È evidente in tale lungo passo la presenza dell’anafora, costituita dalla ripetizione all’inizio di ogni frase delle parole “noi siamo”. Essa produce una struttura parallelistica, che dà al testo un carattere di semplicità.
NOTE
(1) “L’argomento della divisione del tutto nelle sue parti nel discorso politico”, pubblicato il 16 ottobre 2017.
(2) CHAΪM PERELMAN, LUCIE OLBRECHTS-TYTECA, Trattato dell’argomentazione. La nuova retorica, Einaudi, 2013, pp. 255 e 256.
(3) ROBERTO GRANDI, CRISTIAN VACCARI, Elementi di comunicazione politica. Marketing elettorale e strumenti per la cittadinanza, Carocci, 2007, p. 28.
(4) BARACK OBAMA, La promessa americana.
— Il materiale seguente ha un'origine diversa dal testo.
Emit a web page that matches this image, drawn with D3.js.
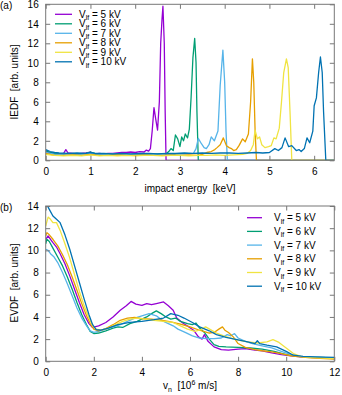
<!DOCTYPE html>
<html><head><meta charset="utf-8">
<script src="https://cdn.jsdelivr.net/npm/d3@7"></script>
<style>body{margin:0;background:#fff}svg{display:block;font-family:"Liberation Sans",Arial,Helvetica,sans-serif}text{white-space:pre}</style>
</head><body><svg id="c" width="342" height="395"></svg>
<script>
const labels = ["5","6","7","8","9","10"];
const colors = ["#9400d3","#009e73","#56b4e9","#e69f00","#f0e442","#0072b2"];
const xTicksA = [0,1,2,3,4,5,6];
const yTicksA = [0,2,4,6,8,10,12,14,16];
const xTicksB = [0,2,4,6,8,10,12];
const yTicksB = [0,2,4,6,8,10,12,14];

const iedf5 = [[0,0.9],[0.05,0.85],[0.1,0.75],[0.2,0.7],[0.3,0.65],[0.4,0.7],[0.45,1.1],[0.5,0.75],[0.6,0.7],[0.7,0.65],[0.8,0.7],[0.9,0.75],[1.0,0.85],[1.05,0.7],[1.1,0.65],[1.2,0.7],[1.3,0.65],[1.4,0.7],[1.5,0.7],[1.6,0.75],[1.7,0.8],[1.8,0.8],[1.9,0.85],[2.0,0.8],[2.1,0.9],[2.2,0.85],[2.25,1.05],[2.3,0.95],[2.34,1.2],[2.38,3.0],[2.42,5.4],[2.46,4.2],[2.5,3.1],[2.54,6],[2.57,12],[2.6,14.5],[2.62,15.8],[2.65,12],[2.67,5],[2.69,0],[6.45,0]];
const iedf6 = [[0,1.0],[0.1,0.8],[0.2,0.7],[0.3,0.65],[0.4,0.6],[0.5,0.7],[0.6,0.65],[0.7,0.6],[0.8,0.65],[0.9,0.7],[1.0,0.85],[1.1,0.7],[1.2,0.6],[1.3,0.65],[1.5,0.6],[1.7,0.65],[1.9,0.6],[2.1,0.65],[2.3,0.6],[2.5,0.65],[2.7,0.7],[2.75,0.9],[2.8,1.2],[2.85,1.0],[2.9,2.6],[2.95,2.2],[3.0,1.4],[3.04,2.4],[3.08,2.0],[3.12,2.7],[3.17,2.3],[3.21,3.2],[3.25,6.5],[3.29,10.5],[3.33,12.5],[3.36,10],[3.38,5],[3.41,0],[6.45,0]];
const iedf7 = [[0,0.8],[0.1,0.7],[0.2,0.6],[0.3,0.6],[0.5,0.65],[0.7,0.6],[0.9,0.65],[1.0,0.75],[1.1,0.6],[1.3,0.6],[1.5,0.65],[1.7,0.6],[1.9,0.6],[2.1,0.65],[2.3,0.6],[2.5,0.6],[2.7,0.65],[2.9,0.6],[3.1,0.65],[3.3,0.7],[3.36,1.2],[3.41,2.25],[3.48,1.7],[3.54,1.3],[3.59,1.2],[3.65,1.6],[3.7,2.4],[3.77,2.0],[3.85,3.0],[3.9,7.7],[3.96,11.3],[4.0,8],[4.03,3],[4.06,0],[6.45,0]];
const iedf8 = [[0,0.7],[0.1,0.6],[0.2,0.5],[0.4,0.5],[0.6,0.55],[0.8,0.5],[1.0,0.6],[1.2,0.5],[1.4,0.5],[1.6,0.55],[1.8,0.5],[2.0,0.5],[2.2,0.55],[2.4,0.5],[2.6,0.5],[2.8,0.55],[3.0,0.5],[3.2,0.55],[3.4,0.5],[3.5,0.6],[3.6,0.8],[3.7,0.9],[3.78,1.1],[3.83,1.3],[3.9,1.6],[3.97,2.3],[4.04,1.5],[4.1,1.3],[4.15,1.2],[4.2,1.0],[4.26,1.1],[4.32,1.5],[4.4,2.2],[4.46,1.9],[4.53,2.7],[4.58,6.0],[4.62,10.4],[4.65,8],[4.68,3],[4.71,0],[6.45,0]];
const iedf9 = [[0,0.6],[0.1,0.55],[0.2,0.5],[0.4,0.45],[0.6,0.5],[0.8,0.45],[1.0,0.55],[1.2,0.45],[1.4,0.5],[1.6,0.45],[1.8,0.5],[2.0,0.45],[2.2,0.5],[2.4,0.5],[2.6,0.45],[2.8,0.5],[3.0,0.5],[3.2,0.45],[3.4,0.5],[3.6,0.5],[3.8,0.55],[4.0,0.5],[4.2,0.55],[4.4,0.6],[4.5,0.7],[4.58,1.0],[4.64,1.6],[4.68,3.1],[4.73,2.2],[4.78,2.4],[4.83,1.6],[4.9,1.3],[4.98,1.4],[5.04,1.5],[5.1,2.3],[5.15,2.2],[5.22,3.3],[5.27,6.0],[5.32,9],[5.38,10.4],[5.42,9.5],[5.46,5],[5.5,0],[6.45,0]];
const iedf10 = [[0,1.1],[0.1,0.9],[0.2,0.8],[0.3,0.75],[0.5,0.7],[0.7,0.75],[0.9,0.7],[1.0,0.8],[1.1,0.7],[1.3,0.7],[1.5,0.65],[1.7,0.7],[1.9,0.65],[2.1,0.7],[2.3,0.7],[2.5,0.65],[2.7,0.7],[2.9,0.7],[3.1,0.75],[3.3,0.7],[3.5,0.75],[3.7,0.7],[3.9,0.75],[4.1,0.75],[4.3,0.7],[4.5,0.75],[4.7,0.8],[4.85,0.75],[5.0,0.8],[5.12,1.2],[5.2,1.0],[5.28,1.3],[5.35,2.3],[5.43,1.4],[5.5,1.5],[5.6,1.0],[5.66,1.1],[5.71,0.9],[5.78,1.2],[5.84,2.3],[5.9,1.8],[5.97,3.0],[6.0,5.6],[6.05,6.4],[6.1,9],[6.14,10.6],[6.18,9],[6.21,5],[6.26,0],[6.45,0]];

const evdf5 = [[0,11.0],[0.1,11.3],[0.2,11.0],[0.3,10.7],[0.45,10.3],[0.6,9.7],[0.8,8.8],[1.0,7.7],[1.2,6.5],[1.4,5.3],[1.6,4.2],[1.8,3.4],[1.95,3.05],[2.2,3.2],[2.5,3.5],[2.8,4.0],[3.1,4.6],[3.35,5.0],[3.55,5.4],[3.75,5.15],[4.0,5.05],[4.2,5.2],[4.4,5.1],[4.6,5.2],[4.9,5.35],[5.1,5.0],[5.3,4.6],[5.45,3.9],[5.7,3.45],[5.95,3.1],[6.15,2.8],[6.35,2.2],[6.5,2.0],[6.6,2.4],[6.75,1.8],[7.0,1.3],[7.3,1.05],[7.6,1.0],[8.0,1.1],[8.3,1.15],[8.7,1.0],[9.0,0.95],[9.4,0.75],[9.8,0.6],[10.2,0.5],[10.6,0.4],[11.0,0.35],[11.5,0.3],[12,0.25]];
const evdf6 = [[0,10.6],[0.05,11.0],[0.15,10.8],[0.3,10.2],[0.5,9.4],[0.7,8.6],[0.9,7.6],[1.1,6.5],[1.3,5.3],[1.5,4.2],[1.7,3.3],[1.85,2.7],[2.0,2.5],[2.2,2.55],[2.5,2.75],[2.8,3.0],[3.0,3.1],[3.2,3.05],[3.5,3.4],[3.8,3.6],[4.0,3.8],[4.2,4.0],[4.4,4.3],[4.6,4.55],[4.8,4.3],[5.0,4.0],[5.2,3.8],[5.4,3.9],[5.6,3.6],[5.9,3.4],[6.1,3.3],[6.25,3.45],[6.4,3.0],[6.6,2.6],[6.8,2.0],[7.0,1.5],[7.2,1.35],[7.5,1.3],[8.0,1.25],[8.5,1.2],[9.0,1.1],[9.5,0.9],[10.0,0.6],[10.5,0.45],[11.0,0.38],[12,0.3]];
const evdf7 = [[0,10.1],[0.1,10.0],[0.2,9.7],[0.35,9.4],[0.5,8.9],[0.7,8.0],[0.9,7.0],[1.1,5.9],[1.3,4.8],[1.5,3.9],[1.7,3.2],[1.85,2.75],[2.0,2.6],[2.2,2.7],[2.5,2.9],[2.8,3.1],[3.1,3.3],[3.4,3.6],[3.7,3.9],[4.0,4.1],[4.3,4.3],[4.6,4.1],[4.9,3.6],[5.1,3.4],[5.3,3.2],[5.5,2.9],[5.8,2.6],[6.1,2.3],[6.4,2.1],[6.7,2.05],[7.0,2.05],[7.3,2.1],[7.55,2.4],[7.7,2.3],[7.85,2.5],[8.0,2.1],[8.3,1.8],[8.6,1.6],[9.0,1.4],[9.4,1.2],[9.8,0.9],[10.2,0.6],[10.6,0.45],[11.0,0.38],[12,0.3]];
const evdf8 = [[0,11.3],[0.05,11.6],[0.15,11.4],[0.3,11.0],[0.5,10.4],[0.7,9.6],[0.9,8.7],[1.1,7.6],[1.3,6.4],[1.5,5.2],[1.7,4.1],[1.85,3.4],[2.0,2.9],[2.2,2.75],[2.5,2.95],[2.8,3.3],[3.1,3.7],[3.4,3.9],[3.7,3.95],[4.0,3.85],[4.4,3.8],[4.8,3.7],[5.2,3.55],[5.6,3.35],[6.0,3.1],[6.4,2.8],[6.8,2.55],[7.0,2.6],[7.2,2.9],[7.35,3.1],[7.45,2.8],[7.6,2.6],[7.8,2.2],[8.0,1.6],[8.3,1.25],[8.7,1.05],[9.0,0.95],[9.4,0.85],[9.8,0.7],[10.2,0.5],[10.6,0.4],[11.0,0.32],[12,0.2]];
const evdf9 = [[0,12.2],[0.1,13.0],[0.2,12.8],[0.3,12.5],[0.45,12.5],[0.6,11.8],[0.8,10.6],[1.0,9.3],[1.2,7.8],[1.4,6.3],[1.6,5.0],[1.8,3.9],[1.95,3.2],[2.1,2.9],[2.3,2.8],[2.6,3.0],[2.9,3.3],[3.2,3.6],[3.5,3.8],[3.8,3.9],[4.1,3.8],[4.5,3.7],[4.9,3.6],[5.3,3.5],[5.6,3.2],[5.9,2.9],[6.2,2.7],[6.45,2.85],[6.65,3.1],[6.85,2.85],[7.1,2.55],[7.4,2.3],[7.7,2.1],[8.0,1.9],[8.4,1.75],[8.8,1.65],[9.2,1.75],[9.45,1.95],[9.7,1.7],[10.0,1.2],[10.3,0.7],[10.6,0.45],[11.0,0.35],[12,0.25]];
const evdf10 = [[0,13.9],[0.05,14.1],[0.15,13.7],[0.3,13.1],[0.45,12.8],[0.6,12.5],[0.8,11.4],[1.0,10.1],[1.2,8.6],[1.4,7.1],[1.6,5.6],[1.8,4.2],[1.95,3.3],[2.1,2.85],[2.3,2.8],[2.6,3.0],[3.0,3.3],[3.5,3.5],[4.0,3.6],[4.5,3.75],[4.9,3.9],[5.2,4.3],[5.5,4.15],[5.75,3.9],[6.1,3.5],[6.4,3.1],[6.8,2.75],[7.1,2.4],[7.5,2.15],[7.95,1.95],[8.4,1.75],[8.7,1.6],[8.8,1.85],[8.9,1.6],[9.2,1.45],[9.6,1.3],[10.0,0.9],[10.3,0.55],[10.7,0.45],[11.2,0.4],[12,0.35]];

const iedf = [iedf5,iedf6,iedf7,iedf8,iedf9,iedf10];
const evdf = [evdf5,evdf6,evdf7,evdf8,evdf9,evdf10];

const svg = d3.select("#c");
const FS = 10;

function panel(cfg){
  const x = d3.scaleLinear().domain(cfg.xd).range([45.7,334.3]);
  const y = d3.scaleLinear().domain(cfg.yd).range([cfg.y0,cfg.y1]);
  const g = svg.append("g");
  const line = d3.line().x(d=>x(d[0])).y(d=>y(d[1]));
  const clipId = "clip"+cfg.id;
  svg.append("clipPath").attr("id",clipId).append("rect")
    .attr("x",45.7).attr("y",cfg.y1).attr("width",288.6).attr("height",cfg.y0-cfg.y1);
  const lg = g.append("g").attr("clip-path","url(#"+clipId+")");
  cfg.data.forEach((s,i)=>{
    lg.append("path").datum(s).attr("d",line).attr("fill","none")
      .attr("stroke",colors[i]).attr("stroke-width",1.3).attr("stroke-linejoin","round");
  });
  const tl = 4.5;
  const axB = d3.axisBottom(x).tickValues(cfg.xt).tickSize(-tl).tickPadding(8).tickFormat(d3.format("d"));
  const axT = d3.axisTop(x).tickValues(cfg.xt).tickSize(-tl).tickFormat("");
  const axL = d3.axisLeft(y).tickValues(cfg.yt).tickSize(-tl).tickPadding(8).tickFormat(d3.format("d"));
  const axR = d3.axisRight(y).tickValues(cfg.yt).tickSize(-tl).tickFormat("");
  const gb = g.append("g").attr("transform",`translate(0,${cfg.y0})`).call(axB);
  const gt = g.append("g").attr("transform",`translate(0,${cfg.y1})`).call(axT);
  const gl = g.append("g").attr("transform",`translate(45.7,0)`).call(axL);
  const gr = g.append("g").attr("transform",`translate(334.3,0)`).call(axR);
  [gb,gt,gl,gr].forEach(a=>{
    a.select(".domain").remove();
    a.selectAll(".tick line").attr("stroke","#777").attr("stroke-width",1);
    a.selectAll("text").attr("font-size",FS).attr("fill","#000").attr("font-family",null);
    a.attr("font-family",null);
  });
  gl.selectAll("text").attr("dx",1);
  g.append("rect").attr("x",45.7).attr("y",cfg.y1).attr("width",288.6).attr("height",cfg.y0-cfg.y1)
    .attr("fill","none").attr("stroke","#777").attr("stroke-width",1);
  labels.forEach((l,i)=>{
    const yy = cfg.lg.y + cfg.lg.dy*i;
    g.append("line").attr("x1",cfg.lg.x1).attr("x2",cfg.lg.x2).attr("y1",yy).attr("y2",yy)
      .attr("stroke",colors[i]).attr("stroke-width",1.3);
    const t = g.append("text").attr("x",cfg.lg.tx).attr("y",yy+3.5).attr("font-size",FS);
    t.append("tspan").text("V");
    t.append("tspan").attr("font-size",7).attr("dy",2.5).text("lf");
    t.append("tspan").attr("dy",-2.5).text(" = "+l+" kV");
  });
  return g;
}

panel({id:"a",xd:[0,6.45],yd:[0,16],y0:160.3,y1:4.3,data:iedf,xt:xTicksA,yt:yTicksA,
  lg:{x1:55,x2:72,tx:79,y:14.3,dy:9.5}});
panel({id:"b",xd:[0,12],yd:[0,14],y0:361.3,y1:206,data:evdf,xt:xTicksB,yt:yTicksB,
  lg:{x1:247,x2:262,tx:274,y:217.7,dy:13.7}});

svg.append("text").attr("x",0).attr("y",9).attr("font-size",FS).text("(a)");
svg.append("text").attr("x",0).attr("y",211).attr("font-size",FS).text("(b)");
svg.append("text").attr("transform","translate(18,82) rotate(-90)").attr("text-anchor","middle")
  .attr("font-size",FS).text("IEDF  [arb. units]");
svg.append("text").attr("transform","translate(18,283) rotate(-90)").attr("text-anchor","middle")
  .attr("font-size",FS).text("EVDF  [arb. units]");
svg.append("text").attr("x",190).attr("y",192).attr("text-anchor","middle").attr("font-size",FS)
  .text("impact energy  [keV]");
const xl = svg.append("text").attr("x",190).attr("y",389).attr("text-anchor","middle").attr("font-size",FS);
xl.append("tspan").text("v");
xl.append("tspan").attr("font-size",7).attr("dy",2.5).text("n");
xl.append("tspan").attr("dy",-2.5).text("  [10");
xl.append("tspan").attr("font-size",7).attr("dy",-4).text("6");
xl.append("tspan").attr("dy",4).text(" m/s]");
</script></body></html>
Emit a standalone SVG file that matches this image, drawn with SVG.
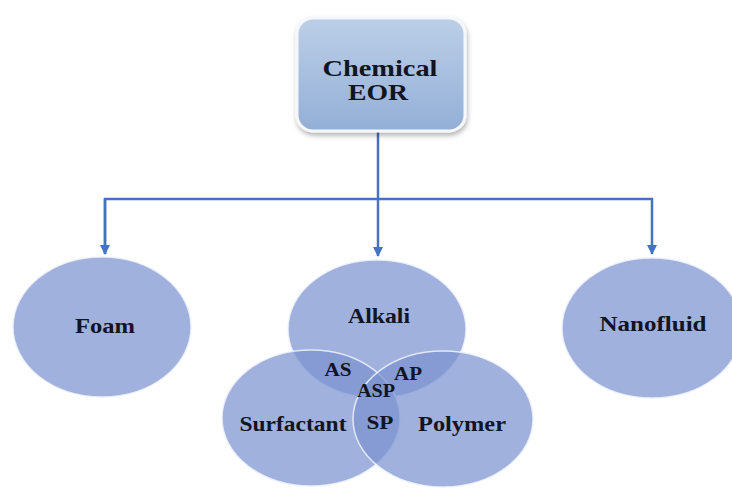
<svg xmlns="http://www.w3.org/2000/svg" width="732" height="488" viewBox="0 0 732 488">
  <defs>
    <linearGradient id="boxGrad" x1="0" y1="0" x2="0" y2="1">
      <stop offset="0" stop-color="#bccfe7"/>
      <stop offset="1" stop-color="#93afd7"/>
    </linearGradient>
    <filter id="shadow" x="-20%" y="-20%" width="140%" height="140%">
      <feDropShadow dx="1" dy="3" stdDeviation="2.5" flood-color="#000" flood-opacity="0.3"/>
    </filter>
    <marker id="arrow" viewBox="0 0 10 10" refX="9" refY="5" markerWidth="4" markerHeight="4" orient="auto" markerUnits="strokeWidth">
      <path d="M0,0 L10,5 L0,10 z" fill="#4472c4"/>
    </marker>
    <style>
      .lbl { font-family: "Liberation Serif", "Times New Roman", serif; font-weight: bold; fill: #111522; text-anchor: middle; }
      .big { font-size: 23px; }
      .node { font-size: 21px; }
      .small { font-size: 19px; }
      .circ { fill: #7b93d0; fill-opacity: 0.72; stroke: #eef2fa; stroke-opacity: 0.85; stroke-width: 1.5; }
      .conn { fill: none; stroke: #4472c4; stroke-width: 2.5; }
    </style>
  </defs>
  <rect width="732" height="488" fill="#ffffff"/>

  <g id="connectors">
    <line class="conn" x1="378" y1="131" x2="378" y2="256" marker-end="url(#arrow)"/>
    <polyline class="conn" points="105,254 105,199 652,199 652,254" marker-end="url(#arrow)"/>
    <line class="conn" x1="105" y1="199" x2="105" y2="254" marker-end="url(#arrow)"/>
  </g>

  <g id="chemical-eor">
    <rect x="297" y="18" width="168" height="113" rx="16" fill="url(#boxGrad)" stroke="#f5f7fb" stroke-width="3" filter="url(#shadow)"/>
    <text class="lbl big" x="380" y="76" textLength="115" lengthAdjust="spacingAndGlyphs">Chemical</text>
    <text class="lbl big" x="378" y="100" textLength="60" lengthAdjust="spacingAndGlyphs">EOR</text>
  </g>

  <g id="foam">
    <ellipse class="circ" cx="102" cy="327" rx="89" ry="70"/>
    <text class="lbl node" x="105" y="333" textLength="60" lengthAdjust="spacingAndGlyphs">Foam</text>
  </g>

  <g id="nanofluid">
    <ellipse class="circ" cx="652" cy="328" rx="90" ry="70"/>
    <text class="lbl node" x="653" y="331" textLength="107" lengthAdjust="spacingAndGlyphs">Nanofluid</text>
  </g>

  <g id="alkali">
    <ellipse class="circ" cx="377" cy="329" rx="89" ry="69"/>
    <text class="lbl node" x="379" y="323" textLength="62" lengthAdjust="spacingAndGlyphs">Alkali</text>
  </g>

  <g id="surfactant">
    <ellipse class="circ" cx="311" cy="418" rx="89" ry="68"/>
    <text class="lbl node" x="293" y="431" textLength="107" lengthAdjust="spacingAndGlyphs">Surfactant</text>
  </g>

  <g id="polymer">
    <ellipse class="circ" cx="443" cy="419" rx="90" ry="68"/>
    <text class="lbl node" x="462" y="431" textLength="88" lengthAdjust="spacingAndGlyphs">Polymer</text>
  </g>

  <g id="overlaps">
    <text class="lbl small" x="338" y="376" textLength="27" lengthAdjust="spacingAndGlyphs">AS</text>
    <text class="lbl small" x="408" y="380" textLength="28" lengthAdjust="spacingAndGlyphs">AP</text>
    <text class="lbl small" x="376" y="397" textLength="38" lengthAdjust="spacingAndGlyphs">ASP</text>
    <text class="lbl small" x="380" y="429" textLength="27" lengthAdjust="spacingAndGlyphs">SP</text>
  </g>
</svg>
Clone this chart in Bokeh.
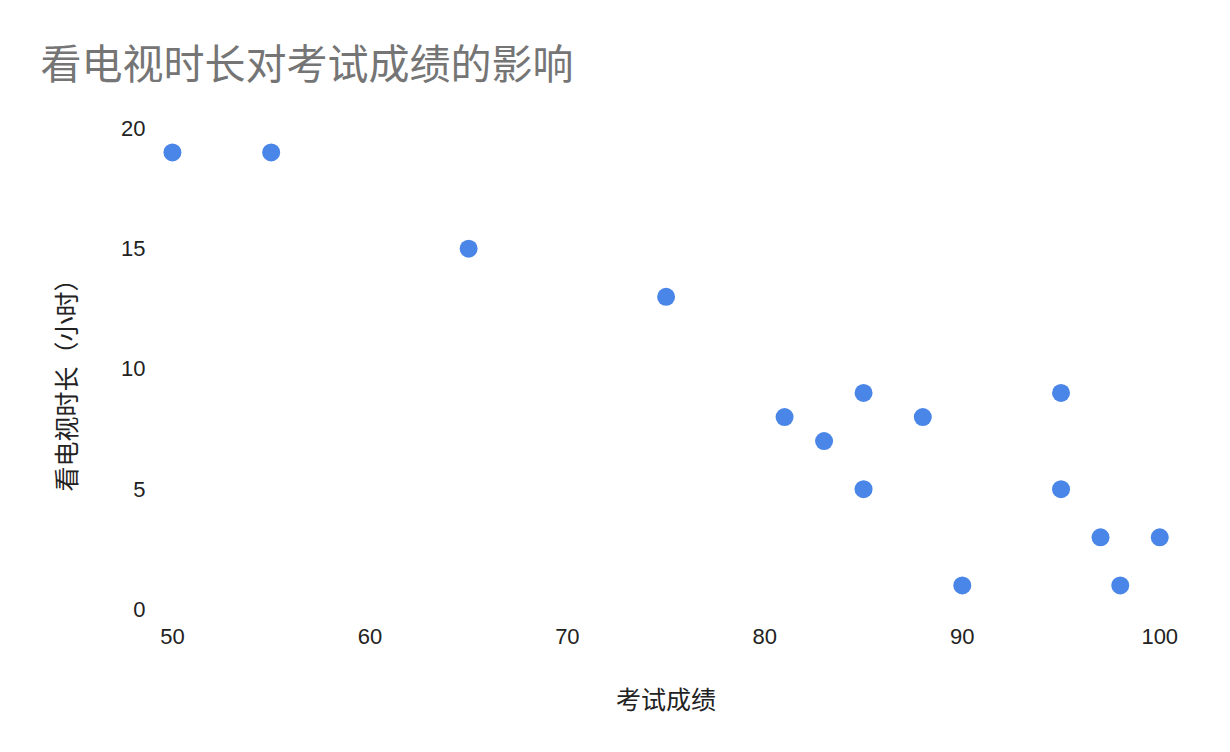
from bokeh.plotting import figure
from bokeh.models import Range1d, FixedTicker, Title
from bokeh.embed import file_html
from bokeh.resources import INLINE

scores = [50, 55, 65, 75, 81, 83, 85, 85, 88, 90, 95, 95, 97, 98, 100]
tv_hours = [19, 19, 15, 13, 8, 7, 9, 5, 8, 1, 9, 5, 3, 1, 3]
x_ticks = [50, 60, 70, 80, 90, 100]
y_ticks = [0, 5, 10, 15, 20]

title = "看电视时长对考试成绩的影响"
x_label = "考试成绩"
y_label = "看电视时长（小时）"

W, H = 1214, 736
p = figure(width=W, height=H, output_backend="svg", toolbar_location=None,
           x_range=Range1d(48.99, 101.0), y_range=Range1d(-0.46, 21.16),
           min_border_left=152, min_border_right=35, min_border_top=100,
           min_border_bottom=116)

p.title.text = title
p.title.text_font = "Noto Sans CJK SC"
p.title.text_font_size = "41px"
p.title.text_font_style = "normal"
p.title.text_color = "#757575"
p.title.offset = -112
p.title.standoff = 19

p.scatter(scores, tv_hours, size=18, color="#4a86e8", line_color=None)

p.outline_line_color = None
p.background_fill_color = "white"
p.border_fill_color = "white"
p.grid.visible = False

for ax in (p.xaxis, p.yaxis):
    ax.axis_line_color = None
    ax.major_tick_line_color = None
    ax.minor_tick_line_color = None
    ax.major_label_text_font = "Liberation Sans"
    ax.major_label_text_font_size = "22px"
    ax.major_label_text_color = "#222222"
    ax.axis_label_text_font = "Noto Sans CJK SC"
    ax.axis_label_text_font_size = "25px"
    ax.axis_label_text_font_style = "normal"
    ax.axis_label_text_color = "#222222"

p.xaxis.ticker = FixedTicker(ticks=x_ticks)
p.yaxis.ticker = FixedTicker(ticks=y_ticks)
p.xaxis.axis_label = x_label
p.xaxis.major_label_standoff = 2
p.yaxis.major_label_standoff = 1
p.xaxis.axis_label_standoff = 33

ytitle = Title(text=y_label, align="left", offset=129, standoff=71,
               text_font="Noto Sans CJK SC", text_font_size="25px",
               text_font_style="normal", text_color="#222222")
p.add_layout(ytitle, "left")

open("out.html", "w").write(file_html(p, INLINE))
Discorsi per la presidenza, Donzelli, 2008, pp. 125 e 167.
(5) LUCIANO CLERICO, Barack Obama. Come e perché l’America ha scelto un nero alla Casa Bianca, Edizioni Dedalo, 2008, pp. 259 e 260.
(6) BARACK OBAMA, L’audacia della speranza. Il sogno americano per un mondo nuovo, Rizzoli, 2007, pp. 223, 247.
(7) BARACK OBAMA, La promessa americana. Discorsi per la presidenza, Donzelli, 2008, pp. 109 e 181.
(8) BARACK OBAMA, Un mondo degno dei nostri figli, Garzanti (Edizione speciale per Corriere della Sera), 2017, pp. 197-199.